The complementary nature of the various herbs and spices to different food, and their contribution in the overall end product is a subject of study, but it is a fact that some herbs and spices really complement or pair with specific food items owing to their flavour profiles, and hence are used more frequently than others.

The familiarity of flavours and continued usage has also inculcated traditions where certain herbs are used with a certain kind of food only. However, as a culinary student and chef, I have always been inclined to useing various herbs and spices with non traditional pairing and while many of those haven't worked at all, many others have been spectacular.

Some interesting facts

There is a list of facts which are as fascinating as this whole world of herbs and spices. I will enumerate a few – I was aware about a couple of them, while others I got to know while researching for this story.

Did you know that India alone is responsible for 44% of the global spice production?

To get one lb of Saffron, more than 75,000 flowers have to be carefully processed; the process can last 20 hours.

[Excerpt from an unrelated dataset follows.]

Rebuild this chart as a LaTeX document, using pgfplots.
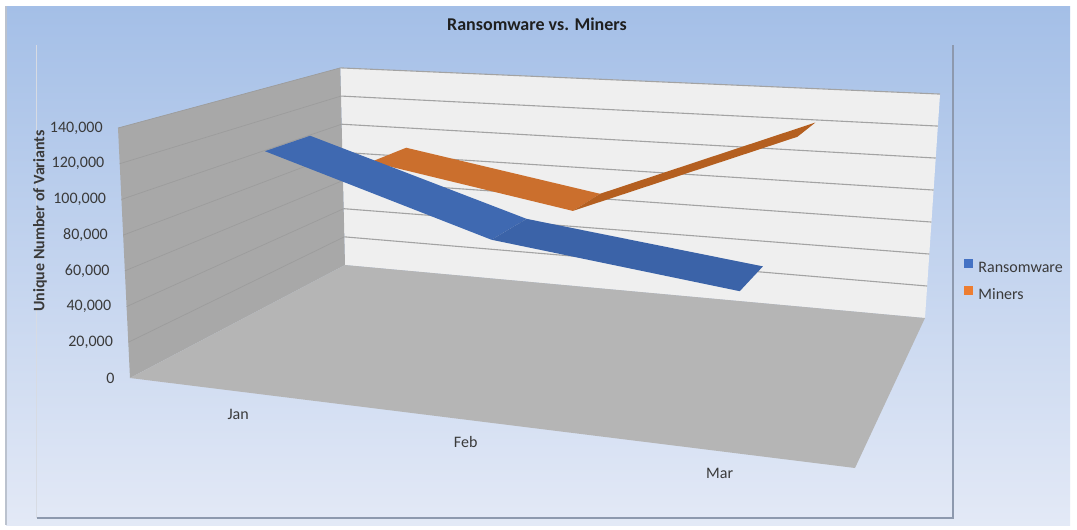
\documentclass[border=0pt]{standalone}
\usepackage{pgfplots}
\pgfplotsset{compat=1.18}
\usepackage{fontspec}
\setmainfont{Carlito}
\definecolor{bgtop}{HTML}{A4BFE7}
\definecolor{bgbot}{HTML}{E3E9F6}
\definecolor{backwall}{HTML}{EFEFEF}
\definecolor{sidewall}{HTML}{A8A8A8}
\definecolor{floorc}{HTML}{B5B5B5}
\definecolor{gridc}{HTML}{A3A3A3}
\definecolor{sidegrid}{HTML}{9C9C9C}
\definecolor{rbA}{HTML}{3F69B1}
\definecolor{rbB}{HTML}{3B63A8}
\definecolor{mnA}{HTML}{CB6F2D}
\definecolor{mnB}{HTML}{B45F20}
\definecolor{legblue}{HTML}{4472C4}
\definecolor{legorange}{HTML}{ED7D31}
\definecolor{txt}{HTML}{3A3A3A}
\definecolor{framec}{HTML}{8D99AE}
\pgfkeys{/pgfplots/table/proj/.style={
  x expr={scx(catu(\thisrow{m}),\thisrow{v},\thisrow{z})},
  y expr={scy(catu(\thisrow{m}),\thisrow{v},\thisrow{z})},
  row sep=\\}}
\begin{document}
\begin{tikzpicture}
\begin{axis}[
  scale only axis, width=538.5pt, height=265pt,
  xmin=0, xmax=1077, ymin=0, ymax=530, y dir=reverse,
  hide axis, clip=false,
  declare function={
    catu(\x)=(2*\x+1)/6;
    persw(\x,\y)=1-0.15186*\x+0.26833*\y;
    flx(\x,\y)=(595.16*\x+307.57*\y+130)/persw(\x,\y);
    fly(\x,\y)=(18.93*\x-41.89*\y+378)/persw(\x,\y);
    scx(\x,\y,\z)=flx(\x,\y)+0.034*(\z/140000)*(flx(\x,\y)-483);
    scy(\x,\y,\z)=fly(\x,\y)-250*(\z/140000)/persw(\x,\y);
  },
  legend style={at={(axis cs:964,280.5)}, anchor=west, draw=none, fill=none,
    inner sep=0pt, font=\fontsize{8}{9.6}\selectfont, text=txt, row sep=5.5pt,
    nodes={inner sep=0pt, text height=5.5pt, text depth=1.5pt},
    /tikz/every odd column/.style={column sep=2.5pt}},
  legend cell align=left,
  legend image code/.code={\fill[#1] (0pt,0pt) rectangle (4.5pt,4.5pt);},
]
% chart area
\fill[white] (axis cs:0,0) rectangle (axis cs:1077,530);
\fill[top color=bgtop, bottom color=bgbot] (axis cs:6,6) rectangle (axis cs:1070,525);
\draw[color=framec!60, line width=0.6pt] (axis cs:6,6) -- (axis cs:6,525);
\draw[color=framec!35, line width=0.5pt] (axis cs:36,45) -- (axis cs:36,518);
\draw[color=framec, line width=0.8pt] (axis cs:37,518) -- (axis cs:953,518) -- (axis cs:953,45);
% title and axis title
\node[font=\bfseries\fontsize{9}{10.8}\selectfont, text=black!88] at (axis cs:537,24) {Ransomware vs. Miners};
\node[font=\bfseries\fontsize{8}{9.6}\selectfont, text=txt, rotate=90] at (axis cs:40,221) {Unique Number of Variants};

\addlegendimage{fill=legblue, draw=none}
\addlegendentry{Ransomware}
\addlegendimage{fill=legorange, draw=none}
\addlegendentry{Miners}

% walls and floor
\addplot[fill=backwall, draw=none, forget plot] table[proj] {m v z\\ -0.5 1 0\\ 2.5 1 0\\ 2.5 1 140000\\ -0.5 1 140000\\};
\addplot[fill=sidewall, draw=none, forget plot] table[proj] {m v z\\ -0.5 0 0\\ -0.5 1 0\\ -0.5 1 140000\\ -0.5 0 140000\\};
\addplot[fill=floorc, draw=none, forget plot] table[proj] {m v z\\ -0.5 0 0\\ 2.5 0 0\\ 2.5 1 0\\ -0.5 1 0\\};
% gridlines
\pgfplotsinvokeforeach{20000,40000,60000,80000,100000,120000,140000}{
  \addplot[color=gridc, line width=0.55pt, forget plot] table[proj] {m v z\\ -0.5 1 #1\\ 2.5 1 #1\\};
  \addplot[color=sidegrid, line width=0.35pt, forget plot] table[proj] {m v z\\ -0.5 0 #1\\ -0.5 1 #1\\};
}
% Miners ribbon (back row)
\addplot[fill=mnA, draw=none, forget plot] table[proj] {m v z\\ 0 0.65 94000\\ 1 0.65 72000\\ 1 0.85 72000\\ 0 0.85 94000\\};
\addplot[fill=mnB, draw=none, forget plot] table[proj] {m v z\\ 1 0.65 72000\\ 2 0.65 125000\\ 2 0.85 125000\\ 1 0.85 72000\\};
% Ransomware ribbon (front row)
\addplot[fill=rbA, draw=none, forget plot] table[proj] {m v z\\ 0 0.15 124000\\ 1 0.15 84000\\ 1 0.35 84000\\ 0 0.35 124000\\};
\addplot[fill=rbB, draw=none, forget plot] table[proj] {m v z\\ 1 0.15 84000\\ 2 0.15 68000\\ 2 0.35 68000\\ 1 0.35 84000\\};
% value axis labels
\addplot[draw=none, forget plot, nodes near coords, point meta=explicit symbolic,
  every node near coord/.style={anchor=east, xshift=-7.5pt, inner sep=0pt,
    font=\fontsize{8}{9.6}\selectfont, text=txt}]
  table[proj, meta=label] {m v z label\\ -0.5 0 0 0\\ -0.5 0 20000 20,000\\ -0.5 0 40000 40,000\\ -0.5 0 60000 60,000\\ -0.5 0 80000 80,000\\ -0.5 0 100000 100,000\\ -0.5 0 120000 120,000\\ -0.5 0 140000 140,000\\};
% category labels
\addplot[draw=none, forget plot, nodes near coords, point meta=explicit symbolic,
  every node near coord/.style={anchor=center, yshift=-11.5pt, xshift=1.5pt, inner sep=0pt,
    font=\fontsize{8}{9.6}\selectfont, text=txt}]
  table[proj, meta=label] {m v z label\\ 0 0 0 Jan\\ 1 0 0 Feb\\ 2 0 0 Mar\\};
\end{axis}
\end{tikzpicture}
\end{document}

Nutmeg and Mace are actually produced by the same tree.

The demand of spices was one of the main reasons that the East India and the Dutch India companies were established which eventually led to the colonisation of India and many other countries of the world – something that completely changed modern world history.

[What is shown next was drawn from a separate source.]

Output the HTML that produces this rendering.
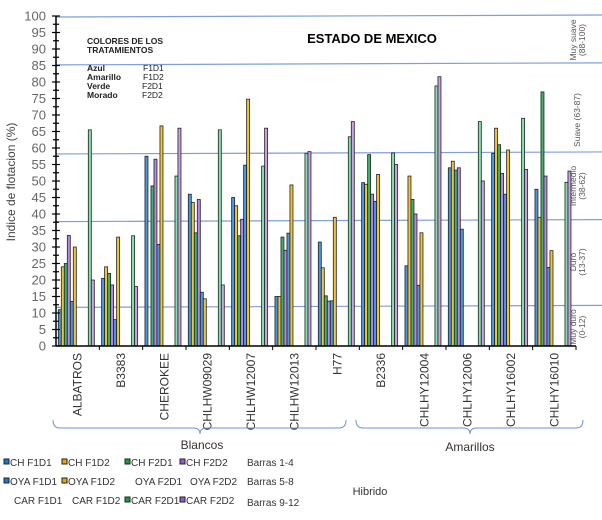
<!DOCTYPE html>
<html><head><meta charset="utf-8"><style>
html,body{margin:0;padding:0;background:#fff;}
svg{display:block;font-family:"Liberation Sans",sans-serif;}
</style></head><body>
<svg id="chart" width="602" height="520" viewBox="0 0 602 520" xmlns="http://www.w3.org/2000/svg">
<g id="grid"></g>
<g id="bars"></g>
<g id="axes"></g>
<text x="372" y="43" font-size="13" font-weight="bold" text-anchor="middle" fill="#000">ESTADO DE MEXICO</text>
<g font-size="8.5" font-weight="bold" fill="#222">
<text x="87" y="44">COLORES DE LOS</text><text x="87" y="53">TRATAMIENTOS</text>
<text x="87" y="71">Azul</text><text x="143" y="71" font-weight="normal">F1D1</text>
<text x="87" y="80">Amarillo</text><text x="143" y="80" font-weight="normal">F1D2</text>
<text x="87" y="89">Verde</text><text x="142" y="89" font-weight="normal">F2D1</text>
<text x="87" y="98">Morado</text><text x="142" y="98" font-weight="normal">F2D2</text>
</g>
<text transform="translate(15,182) rotate(-90)" font-size="12" text-anchor="middle" fill="#444">Indice de flotacion (%)</text>
<g font-size="8.5" fill="#555" text-anchor="middle">
<text transform="translate(576,40) rotate(-90)">Muy suave</text><text transform="translate(585,40) rotate(-90)">(88-100)</text>
<text transform="translate(580,120) rotate(-90)">Suave (63-87)</text>
<text transform="translate(576,186) rotate(-90)">Intermedio</text><text transform="translate(585,186) rotate(-90)">(38-62)</text>
<text transform="translate(576,262) rotate(-90)">Duro</text><text transform="translate(585,262) rotate(-90)">(13-37)</text>
<text transform="translate(576,327) rotate(-90)">Muy duro</text><text transform="translate(585,327) rotate(-90)">(0-12)</text>
</g>
<g fill="none" stroke="#6d93d6" stroke-width="1">
<path d="M53,420 Q53,428 60,428 L193,428 Q200,428 200,434 Q200,428 207,428 L339,428 Q346,428 346,420"/>
<path d="M356,420 Q356,428 363,428 L463,428 Q470,428 470,434 Q470,428 477,428 L576,428 Q583,428 583,420"/>
</g>
<text x="202" y="449" font-size="12" text-anchor="middle" fill="#333">Blancos</text>
<text x="470" y="451" font-size="12" text-anchor="middle" fill="#333">Amarillos</text>
<text x="370" y="495" font-size="11" text-anchor="middle" fill="#333">Hibrido</text>
<g id="legend" font-size="10" fill="#333"></g>
</svg>
<script>
const categories = ["ALBATROS","B3383","CHEROKEE","CHLHW09029","CHLHW12007","CHLHW12013","H77","B2336","CHLHY12004","CHLHY12006","CHLHY16002","CHLHY16010"];
const chF1D1 = [11,20.5,57.5,46,45,15,31.5,49.5,24.3,54,58.4,47.5];
const chF1D2 = [24,24,0,43.5,42.5,15,23.7,49,51.5,56,66,39];
const chF2D1 = [25,22,48.5,34.3,33.4,33,15.2,58,44.4,53.3,61,77];
const chF2D2 = [33.5,18.5,56.6,44.4,38.4,29,13.6,46,40,54,52.3,51.5];
const oyaF1D1 = [13.5,8,30.8,16.3,54.8,34.2,13.7,43.8,18.4,35.4,46,23.8];
const oyaF1D2 = [30,33,66.7,14.3,74.8,48.8,39,52,34.3,0,59.4,28.9];
const carF2D1 = [65.5,33.4,51.5,65.5,54.5,58.4,63.4,58.5,78.8,68,69,49.6];
const carF2D2 = [20,18,66,18.5,66,58.9,68,55,81.6,50,53.5,53];
const yTicks = [0,5,10,15,20,25,30,35,40,45,50,55,60,65,70,75,80,85,90,95,100];
const bandLines = [100,85.5,58.5,38,12];

const NS="http://www.w3.org/2000/svg";
const X0=56, X1=576, Y0=346, YTOP=16;
const catW=(X1-X0)/categories.length;
const barW=3;
function yScale(v){return Y0-(Y0-YTOP)*v/100;}
function xBar(ci,idx){return X0+ci*catW+2.3+idx*barW;}
function mk(tag,attrs,parent){const e=document.createElementNS(NS,tag);for(const k in attrs)e.setAttribute(k,attrs[k]);parent.appendChild(e);return e;}

const grid=document.getElementById('grid');
bandLines.forEach(v=>{
  const l=mk('line',{x1:X0,x2:602,y1:yScale(v)+1,y2:yScale(v)-1,stroke:'#7f9fdc','stroke-width':1.2},grid);
  
  
});

const series=[
 {name:'ch-f1d1',data:chF1D1,idx:0,fill:'#4a98e4'},
 {name:'ch-f1d2',data:chF1D2,idx:1,fill:'#f2c43a'},
 {name:'ch-f2d1',data:chF2D1,idx:2,fill:'#3cb46a'},
 {name:'ch-f2d2',data:chF2D2,idx:3,fill:'#b888e4'},
 {name:'oya-f1d1',data:oyaF1D1,idx:4,fill:'#4a98e4'},
 {name:'oya-f1d2',data:oyaF1D2,idx:5,fill:'#f2c43a'},
 {name:'car-f2d1',data:carF2D1,idx:10,fill:'#86e0aa'},
 {name:'car-f2d2',data:carF2D2,idx:11,fill:'#c9a2ec'}
];
const bars=document.getElementById('bars');
series.forEach(s=>{
  s.data.forEach((v,ci)=>{
    if(!v) return;
    const y=yScale(v);
    const r=mk('rect',{x:xBar(ci,s.idx),y:y,width:barW,height:Y0-y,fill:s.fill,stroke:'#222','stroke-width':0.8},bars);
    
    
  });
});

const axes=document.getElementById('axes');
const ya=mk('line',{x1:X0,x2:X0,y1:YTOP,y2:Y0,stroke:'#000','stroke-width':1.5},axes);


for(let v=0;v<=100;v+=2.5){
  const major=(v%5===0);
  mk('line',{x1:major?X0-4:X0-3,x2:major?X0+4:X0+3,y1:yScale(v),y2:yScale(v),stroke:'#000','stroke-width':1.2},axes);
}
yTicks.forEach(v=>{
  const t=mk('text',{x:X0-10,y:yScale(v)+4.5,'font-size':13,'text-anchor':'end',fill:'#666'},axes);
  t.textContent=v;
  
  
});
const xa=mk('line',{x1:X0,x2:X1,y1:Y0,y2:Y0,stroke:'#000','stroke-width':1.5},axes);


categories.forEach((c,ci)=>{
  mk('line',{x1:X0+(ci+1)*catW,x2:X0+(ci+1)*catW,y1:Y0,y2:Y0+4,stroke:'#000','stroke-width':1},axes);
  const cx=X0+ci*catW+catW/2;
  const t=mk('text',{transform:'translate('+(cx+4)+','+(Y0+7)+') rotate(-90)','font-size':12,'text-anchor':'end',fill:'#333'},axes);
  t.textContent=c;
  
  
});

const legendItems=[
 [7,466,'#1d78cc','CH F1D1'],[65,466,'#e8a800','CH F1D2'],[128,466,'#1c9a48','CH F2D1'],[183,466,'#9a58d0','CH F2D2'],[247,466,null,'Barras 1-4'],
 [7,485,'#1d78cc','OYA F1D1'],[65,485,'#e8a800','OYA F1D2'],[128,485,null,'  OYA F2D1'],[183,485,null,'  OYA F2D2'],[247,485,null,'Barras 5-8'],
 [7,504,null,'  CAR F1D1'],[65,504,null,'  CAR F1D2'],[128,504,'#1c9a48','CAR F2D1'],[183,504,'#9a58d0','CAR F2D2'],[247,506,null,'Barras 9-12']
];
const lg=document.getElementById('legend');
legendItems.forEach(it=>{
  const g=mk('g',{},lg);
  
  
  if(it[2]){mk('rect',{x:it[0]-3,y:it[1]-7,width:5,height:5,fill:it[2],stroke:'#222','stroke-width':1},g);}
  const t=mk('text',{x:it[0]+(it[2]?3:(it[3].startsWith('  ')?7:0)),y:it[1]},g);
  t.textContent=it[3].trim();
});
</script>
</body></html>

Chillies have four times more vitamin C than Oranges.

The world's hottest Chilly– Trinidad Moruga Scorpion Chilly is so hot that it can burn through a latex glove.

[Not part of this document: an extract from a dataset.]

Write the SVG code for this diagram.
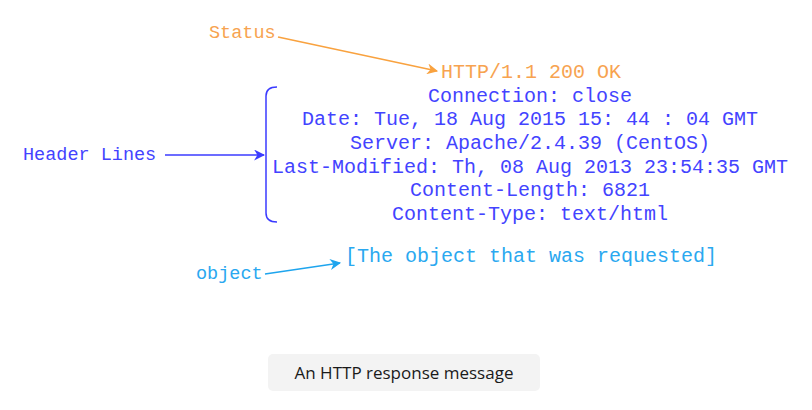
<svg xmlns="http://www.w3.org/2000/svg" width="812" height="410" viewBox="0 0 812 410">
<style>
.m{font-family:"Liberation Mono","Courier New",monospace}
.c{font-size:20px;text-anchor:middle}
.l{font-size:18.5px}
.o{fill:#f7a350}
.b{fill:#4343ff}
.s{fill:#2aa8f0}
</style>
<defs>
<marker id="ao" viewBox="0 0 10 10" refX="9" refY="5" markerWidth="11" markerHeight="11" markerUnits="userSpaceOnUse" orient="auto"><path d="M0,0L10,5L0,10L3,5z" fill="#f9a23f"/></marker>
<marker id="ab" viewBox="0 0 10 10" refX="9" refY="5" markerWidth="11" markerHeight="11" markerUnits="userSpaceOnUse" orient="auto"><path d="M0,0L10,5L0,10L3,5z" fill="#3b3bff"/></marker>
<marker id="as" viewBox="0 0 10 10" refX="9" refY="5" markerWidth="11" markerHeight="11" markerUnits="userSpaceOnUse" orient="auto"><path d="M0,0L10,5L0,10L3,5z" fill="#1ea5ee"/></marker>
</defs>
<rect width="812" height="410" fill="#fff"/>
<g id="connectors" fill="none" stroke-width="1.5">
<path d="M278,37 L437,71" stroke="#f9a23f" marker-end="url(#ao)"/>
<path d="M165,155 L264,155" stroke="#3b3bff" marker-end="url(#ab)"/>
<path d="M265,274 L340,263" stroke="#1ea5ee" marker-end="url(#as)"/>
</g>
<g id="status-label"><text class="m l o" x="209" y="38">Status</text></g>
<g id="status-line"><text class="m c o" x="531" y="78">HTTP/1.1 200 OK</text></g>
<g id="header-label"><text class="m l b" x="23" y="160">Header Lines</text></g>
<g id="headers">
<path d="M277,87 Q266,87 266,96 L266,213 Q266,222 277,222" fill="none" stroke="#3b3bff" stroke-width="1.5"/>
<text class="m c b" x="530" y="102">Connection: close</text>
<text class="m c b" x="530" y="125">Date: Tue, 18 Aug 2015 15: 44 : 04 GMT</text>
<text class="m c b" x="530" y="149">Server: Apache/2.4.39 (CentOS)</text>
<text class="m c b" x="530" y="173">Last-Modified: Th, 08 Aug 2013 23:54:35 GMT</text>
<text class="m c b" x="530" y="196">Content-Length: 6821</text>
<text class="m c b" x="530" y="220">Content-Type: text/html</text>
</g>
<g id="object-label"><text class="m l s" x="196" y="279">object</text></g>
<g id="object-body"><text class="m c s" x="531" y="262">[The object that was requested]</text></g>
<g id="caption">
<rect x="268" y="354" width="272" height="37" rx="5" fill="#f3f3f3"/>
<text x="404" y="379" font-family="'Open Sans',Lato,sans-serif" font-size="17" text-anchor="middle" fill="#1a1a1a">An HTTP response message</text>
</g>
</svg>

Significance of herbs and spices in Indian food

It won't be an overstatement to say that spices are the soul of Indian food and almost all Indian dishes are defined by the liberal use of spices in many forms. At the beginning of cooking, whole spices are used in hot oil to infuse flavours into the food, powdered spices are used to give body and character to the dish, and in many dishes a spice blend is also used to finish or garnish the food. Irrespective of the culinary region, spices and herbs are the mainstays of Indian cuisine.

Some spices such as turmeric, red chillies and saffron are also used for imparting colour to the dishes. Such is the Indian food's dependence on spices that some dishes such as the ubiquitous Biryani uses more than 20 herbs and spices in a single dish.


Here is a recipe of classic Italian dessert that incorporates a generous use of spices - giving this dessert a unique twist, making, while at the same time providing a savoury and tart dimension that balances the overall character of the dessert.



For the Pannacotta

Milk: 200 ml

Cream: 200 ml

Sugar: 20 g

Gelatine: 5 g

Freshly roasted and

crushed black pepper: 2 g

Fresh thyme: 2 g

Fresh rosemary: 2 g

Fresh Red chilly: 2 g

Frozen Raspberry: 100 g

Fresh Mint: To garnish


Boil the milk and the cream together. Add sugar, the bloomed gelatine and crushed pepper and thyme.

Put the mixture in chilled moulds and allow to set for at least six hours. For the compote, cook the raspberries with the fresh rosemary, chopped red chillies, some sugar and a little orange juice. Cool and reserve till use.

To assemble the dessert, unmould the pannacotta and plate it on a bed of the spicy raspberry compote.